==== Data shown ====
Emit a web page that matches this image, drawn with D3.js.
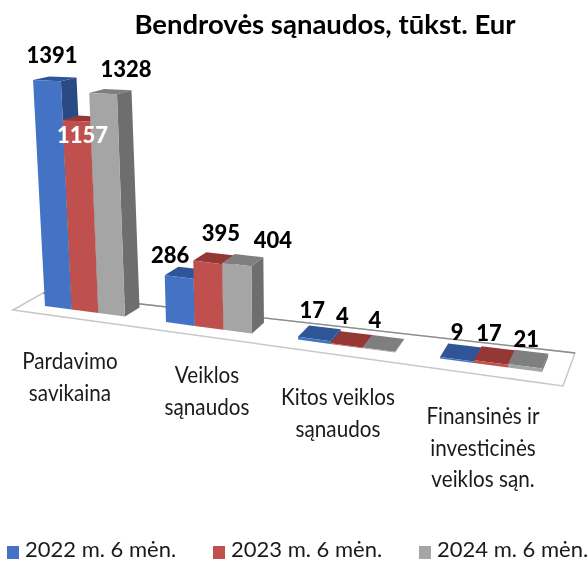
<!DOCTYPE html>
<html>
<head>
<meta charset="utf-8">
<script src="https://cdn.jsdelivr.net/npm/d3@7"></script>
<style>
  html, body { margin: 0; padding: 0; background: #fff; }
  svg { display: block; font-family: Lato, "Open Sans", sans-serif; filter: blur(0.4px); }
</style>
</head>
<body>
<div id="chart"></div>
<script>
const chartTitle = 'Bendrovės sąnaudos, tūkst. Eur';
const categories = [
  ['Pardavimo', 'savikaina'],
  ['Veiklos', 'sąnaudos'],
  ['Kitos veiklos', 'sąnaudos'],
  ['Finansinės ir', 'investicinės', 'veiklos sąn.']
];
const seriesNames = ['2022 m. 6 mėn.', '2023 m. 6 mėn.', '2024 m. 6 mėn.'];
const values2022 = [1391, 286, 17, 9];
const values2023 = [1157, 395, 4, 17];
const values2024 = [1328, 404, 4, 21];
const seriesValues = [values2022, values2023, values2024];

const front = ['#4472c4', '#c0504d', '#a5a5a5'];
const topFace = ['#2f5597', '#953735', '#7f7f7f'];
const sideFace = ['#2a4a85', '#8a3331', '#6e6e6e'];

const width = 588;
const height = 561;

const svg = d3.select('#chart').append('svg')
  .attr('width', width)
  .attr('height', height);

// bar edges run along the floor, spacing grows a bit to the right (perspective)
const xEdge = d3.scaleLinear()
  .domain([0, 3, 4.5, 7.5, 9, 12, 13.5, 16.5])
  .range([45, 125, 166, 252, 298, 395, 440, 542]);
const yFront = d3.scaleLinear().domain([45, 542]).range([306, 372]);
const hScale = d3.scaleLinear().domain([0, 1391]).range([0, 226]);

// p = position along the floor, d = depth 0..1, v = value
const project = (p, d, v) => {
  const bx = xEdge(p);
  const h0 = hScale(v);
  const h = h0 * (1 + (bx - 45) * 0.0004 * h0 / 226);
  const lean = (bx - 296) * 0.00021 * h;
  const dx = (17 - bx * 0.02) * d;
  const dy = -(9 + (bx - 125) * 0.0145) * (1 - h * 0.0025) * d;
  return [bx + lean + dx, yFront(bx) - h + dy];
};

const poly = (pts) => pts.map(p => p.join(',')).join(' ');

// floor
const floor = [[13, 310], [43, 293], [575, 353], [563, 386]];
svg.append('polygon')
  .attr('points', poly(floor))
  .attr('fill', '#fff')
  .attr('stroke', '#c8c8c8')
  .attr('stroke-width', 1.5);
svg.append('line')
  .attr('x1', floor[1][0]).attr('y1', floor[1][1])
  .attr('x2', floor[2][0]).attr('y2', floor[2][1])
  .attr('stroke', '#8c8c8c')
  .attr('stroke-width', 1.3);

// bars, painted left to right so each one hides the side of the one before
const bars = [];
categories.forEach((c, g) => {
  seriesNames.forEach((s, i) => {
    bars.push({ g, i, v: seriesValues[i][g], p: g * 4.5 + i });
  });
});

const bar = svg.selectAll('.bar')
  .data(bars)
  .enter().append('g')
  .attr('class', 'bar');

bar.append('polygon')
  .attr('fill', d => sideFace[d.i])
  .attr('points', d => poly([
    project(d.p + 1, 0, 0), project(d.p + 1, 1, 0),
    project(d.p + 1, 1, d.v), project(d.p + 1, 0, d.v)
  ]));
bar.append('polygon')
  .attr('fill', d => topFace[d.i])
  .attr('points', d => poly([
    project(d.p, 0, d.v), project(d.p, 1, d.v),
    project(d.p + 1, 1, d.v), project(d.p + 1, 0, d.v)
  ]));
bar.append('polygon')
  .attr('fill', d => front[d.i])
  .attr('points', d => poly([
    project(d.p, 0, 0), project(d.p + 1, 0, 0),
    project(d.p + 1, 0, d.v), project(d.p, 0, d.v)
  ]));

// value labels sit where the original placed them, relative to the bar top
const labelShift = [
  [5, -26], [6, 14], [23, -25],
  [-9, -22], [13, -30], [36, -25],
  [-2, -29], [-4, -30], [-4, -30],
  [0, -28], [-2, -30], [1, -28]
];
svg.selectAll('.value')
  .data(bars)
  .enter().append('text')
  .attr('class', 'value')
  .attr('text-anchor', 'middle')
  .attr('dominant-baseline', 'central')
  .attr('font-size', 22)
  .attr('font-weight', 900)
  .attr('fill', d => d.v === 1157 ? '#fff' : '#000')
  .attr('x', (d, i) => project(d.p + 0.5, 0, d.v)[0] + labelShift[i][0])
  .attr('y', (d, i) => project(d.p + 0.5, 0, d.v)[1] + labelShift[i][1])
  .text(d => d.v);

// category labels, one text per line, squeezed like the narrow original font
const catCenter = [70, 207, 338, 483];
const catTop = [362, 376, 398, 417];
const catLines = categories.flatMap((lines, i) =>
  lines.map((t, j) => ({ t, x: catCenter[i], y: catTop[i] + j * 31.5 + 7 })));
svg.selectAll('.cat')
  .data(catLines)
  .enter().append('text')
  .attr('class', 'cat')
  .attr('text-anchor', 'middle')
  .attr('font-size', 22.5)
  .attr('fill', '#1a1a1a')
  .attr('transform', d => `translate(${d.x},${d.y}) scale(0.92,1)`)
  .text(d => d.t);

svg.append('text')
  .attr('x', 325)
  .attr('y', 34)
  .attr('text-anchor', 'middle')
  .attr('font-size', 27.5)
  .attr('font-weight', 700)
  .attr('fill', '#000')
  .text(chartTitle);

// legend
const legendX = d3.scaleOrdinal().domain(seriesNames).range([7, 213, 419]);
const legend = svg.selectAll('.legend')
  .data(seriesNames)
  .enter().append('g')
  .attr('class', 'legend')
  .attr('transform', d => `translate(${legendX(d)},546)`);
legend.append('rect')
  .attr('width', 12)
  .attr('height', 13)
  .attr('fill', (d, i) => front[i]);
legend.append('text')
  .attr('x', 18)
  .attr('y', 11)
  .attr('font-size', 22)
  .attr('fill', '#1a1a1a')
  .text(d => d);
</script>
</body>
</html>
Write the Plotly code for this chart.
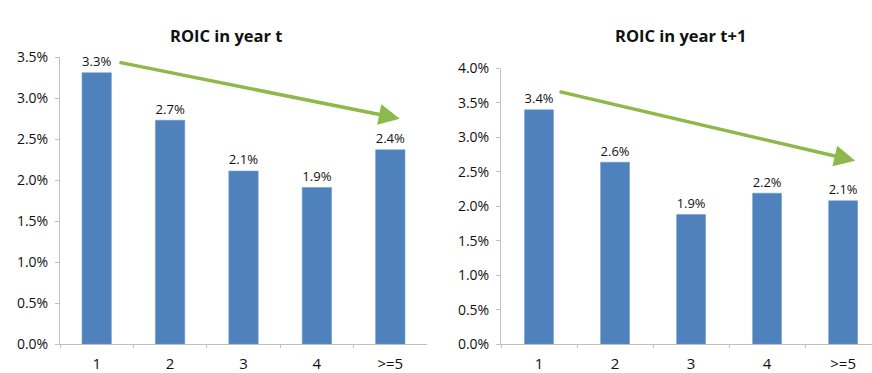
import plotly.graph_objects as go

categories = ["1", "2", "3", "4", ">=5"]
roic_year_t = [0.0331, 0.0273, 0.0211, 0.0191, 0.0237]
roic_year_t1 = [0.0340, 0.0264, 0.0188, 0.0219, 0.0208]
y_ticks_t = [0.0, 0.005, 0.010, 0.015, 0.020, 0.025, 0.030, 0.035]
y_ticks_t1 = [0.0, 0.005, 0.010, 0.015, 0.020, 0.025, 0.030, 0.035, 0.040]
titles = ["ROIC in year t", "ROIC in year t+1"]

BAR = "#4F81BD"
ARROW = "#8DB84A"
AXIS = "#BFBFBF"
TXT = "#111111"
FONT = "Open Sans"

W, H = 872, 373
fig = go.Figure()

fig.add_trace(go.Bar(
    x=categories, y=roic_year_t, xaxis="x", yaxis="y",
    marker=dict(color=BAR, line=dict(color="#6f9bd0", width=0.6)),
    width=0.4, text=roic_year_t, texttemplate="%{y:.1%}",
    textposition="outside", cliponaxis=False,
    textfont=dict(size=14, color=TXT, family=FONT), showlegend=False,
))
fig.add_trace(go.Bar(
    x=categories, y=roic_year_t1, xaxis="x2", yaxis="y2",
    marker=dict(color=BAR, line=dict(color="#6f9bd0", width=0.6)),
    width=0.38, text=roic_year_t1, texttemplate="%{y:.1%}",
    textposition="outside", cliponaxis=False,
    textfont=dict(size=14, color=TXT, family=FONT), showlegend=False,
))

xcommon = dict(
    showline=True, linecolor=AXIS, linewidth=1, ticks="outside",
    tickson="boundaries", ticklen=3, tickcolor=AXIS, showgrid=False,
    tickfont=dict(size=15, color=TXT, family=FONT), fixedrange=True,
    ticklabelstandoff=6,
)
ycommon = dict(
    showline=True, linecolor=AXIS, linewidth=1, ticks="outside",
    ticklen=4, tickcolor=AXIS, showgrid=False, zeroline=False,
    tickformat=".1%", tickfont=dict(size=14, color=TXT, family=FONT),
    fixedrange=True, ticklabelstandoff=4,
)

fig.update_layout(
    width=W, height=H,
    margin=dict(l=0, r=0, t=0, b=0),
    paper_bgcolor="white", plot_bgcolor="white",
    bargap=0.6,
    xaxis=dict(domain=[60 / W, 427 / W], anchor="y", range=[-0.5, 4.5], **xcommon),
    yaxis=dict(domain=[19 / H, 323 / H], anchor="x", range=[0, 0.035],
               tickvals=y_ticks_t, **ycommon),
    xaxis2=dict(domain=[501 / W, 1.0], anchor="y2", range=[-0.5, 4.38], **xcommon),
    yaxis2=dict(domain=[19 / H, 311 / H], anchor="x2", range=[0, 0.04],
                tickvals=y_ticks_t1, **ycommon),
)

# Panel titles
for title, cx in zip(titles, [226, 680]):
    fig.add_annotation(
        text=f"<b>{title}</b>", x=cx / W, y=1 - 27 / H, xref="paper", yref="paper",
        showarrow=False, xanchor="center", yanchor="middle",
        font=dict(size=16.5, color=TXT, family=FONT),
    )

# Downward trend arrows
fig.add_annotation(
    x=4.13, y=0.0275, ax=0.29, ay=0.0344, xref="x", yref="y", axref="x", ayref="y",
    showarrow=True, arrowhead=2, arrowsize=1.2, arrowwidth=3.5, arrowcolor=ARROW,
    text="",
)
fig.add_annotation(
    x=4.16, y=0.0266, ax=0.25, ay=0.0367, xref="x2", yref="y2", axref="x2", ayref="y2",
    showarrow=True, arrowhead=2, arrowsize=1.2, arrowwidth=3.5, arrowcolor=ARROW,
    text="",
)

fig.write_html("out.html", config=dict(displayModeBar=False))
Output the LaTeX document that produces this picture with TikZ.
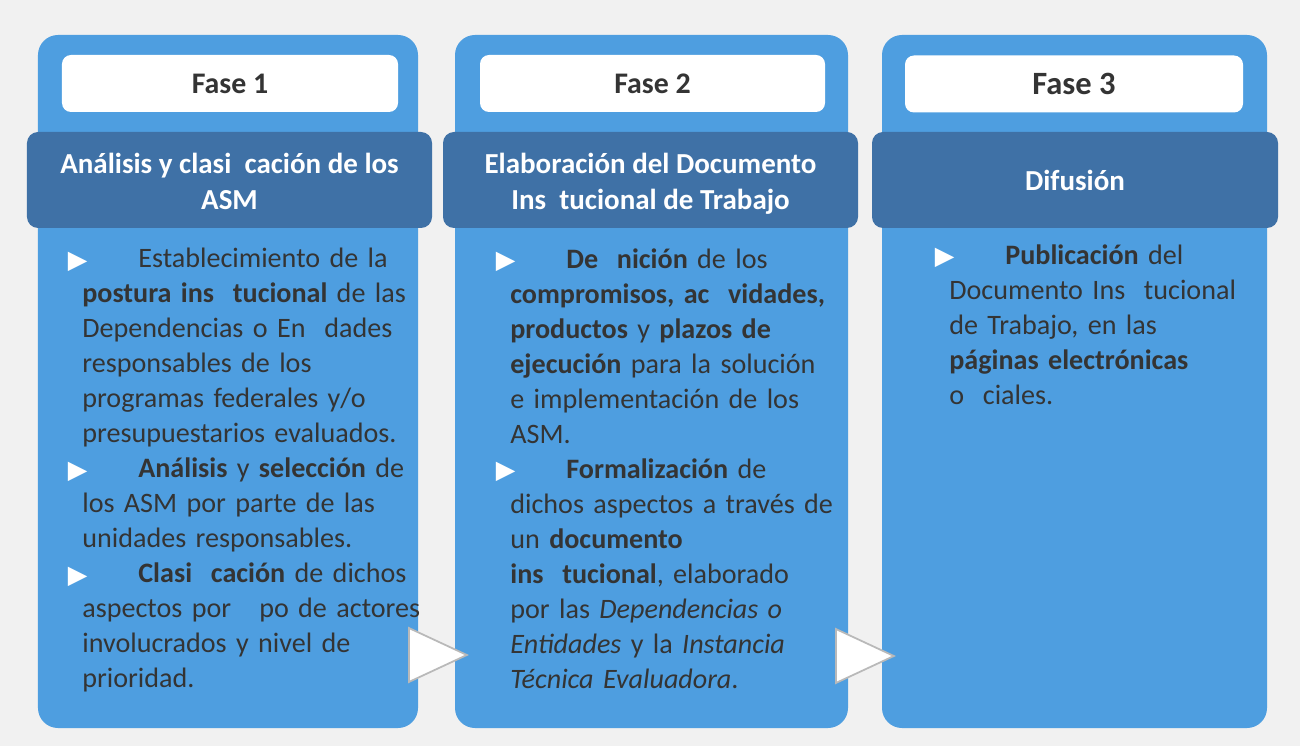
====
*Task to carry out:*
From the listing above, pick out each line where the word "that" appears.

*Result of the task:*
Emit a web page that matches this image, drawn with D3.js.
Output the LaTeX document that produces this picture with TikZ.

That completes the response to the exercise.